Single by Rod Stewart

from the album The Best of Rod Stewart Vol. 2
- Released: 15 July 1977
- Genre: Soft rock, country rock
- Length: 5:33
- Label: Mercury
- Songwriter: Rod Stewart
- Producer: Rod Stewart

= Mandolin Wind =

"Mandolin Wind" is a song written by Rod Stewart. It was first released on Stewart's 1971 album Every Picture Tells a Story and later as the B-side of a single from that album, his version of "(I Know) I'm Losing You." Mercury Records issued the song as a 7-inch single in mid-1977. It has also appeared on numerous Rod Stewart compilation and live albums, including Sing It Again Rod, Storyteller – The Complete Anthology: 1964–1990 and Unplugged...and Seated.
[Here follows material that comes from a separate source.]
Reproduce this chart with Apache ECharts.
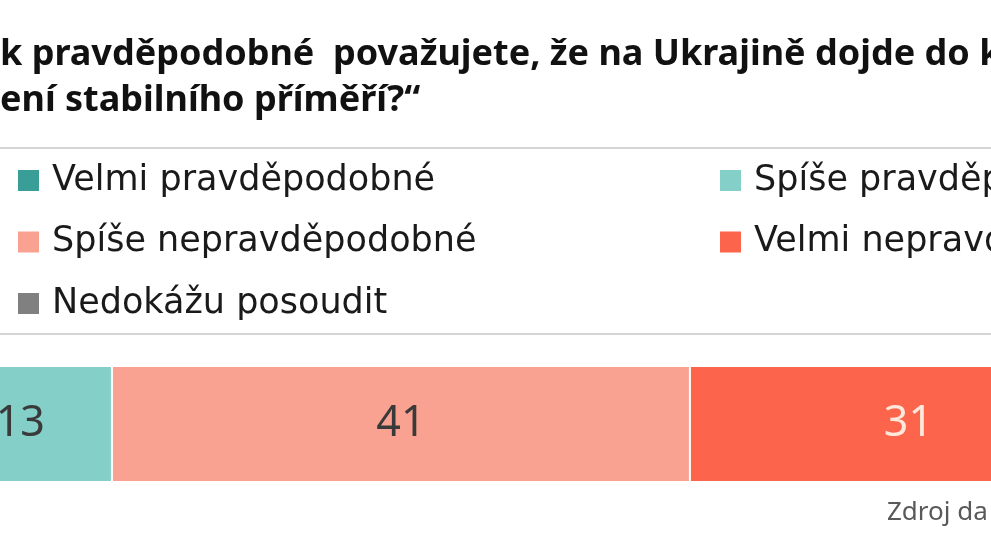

In 1972, "Mandolin Wind" was recorded by the Everly Brothers for their album Stories We Could Tell, and in 1977 it was recorded by Earl Scruggs for his album Strike Anywhere. It has also appeared on Everly Brothers and Earl Scruggs compilation albums.

"Mandolin Wind" has been highly praised by music critics. In his review of Every Picture Tells a Story in Rolling Stone, John Mendelsohn refers to the song as being "nearly as good" as the #1 single off the album, "Maggie May." Rock: The Rough Guide went further, calling the song the highlight of the album. Stewart Mason of Allmusic called the song "every bit...equal" to "Maggie May," and Allmusic's Stephen Thomas Erlewine called the song "unbearably poignant." Cash Box said it was "somewhat reminiscent of the introspective moments of 'Maggie May." Record World said it was "great despite 5:32 length." In its review of Every Picture Tells a Story, Billboard called "Mandolin Wind" an "excellent Stewart composition," and in its review of Stories We Could Tell the magazine noted that the song offered "great single potential." Rod Stewart biographers Tim Ewbank & Stafford Hildred refer to the song as "a stunning ballad."

The song combines elements of rock music and folk music. It uses mostly acoustic instruments, with a particularly prominent mandolin part. Stewart has stated that he "always thought the mandolin was such a romantic-sounding instrument." Stewart has stated that his "goal in life is to play 'Mandolin Wind' and make it sound like the record."

The identity of the mandolin player on "Mandolin Wind" is unclear. The liner notes state that "the mandolin was played by the mandolin player in Lindisfarne" but that Rod Stewart had forgotten his name. In 2003, Ray Jackson claimed to be the mandolin player on the album, at least for the song "Maggie May." Jackson is the mandolin player from English folk-rock band Lindisfarne. Mason attributes the mandolin playing to Martin Quittenton. The liner notes to Every Picture Tells a Story list Quittenton only as the acoustic guitar player.

In his 2015 book, Elton John, From Tin Pan Alley to the Yellow Brick Road, author Keith Hayward indicates the mandolin player might have been Davey Johnstone in one of his earlier session appearances prior to joining Elton John's band as his guitarist.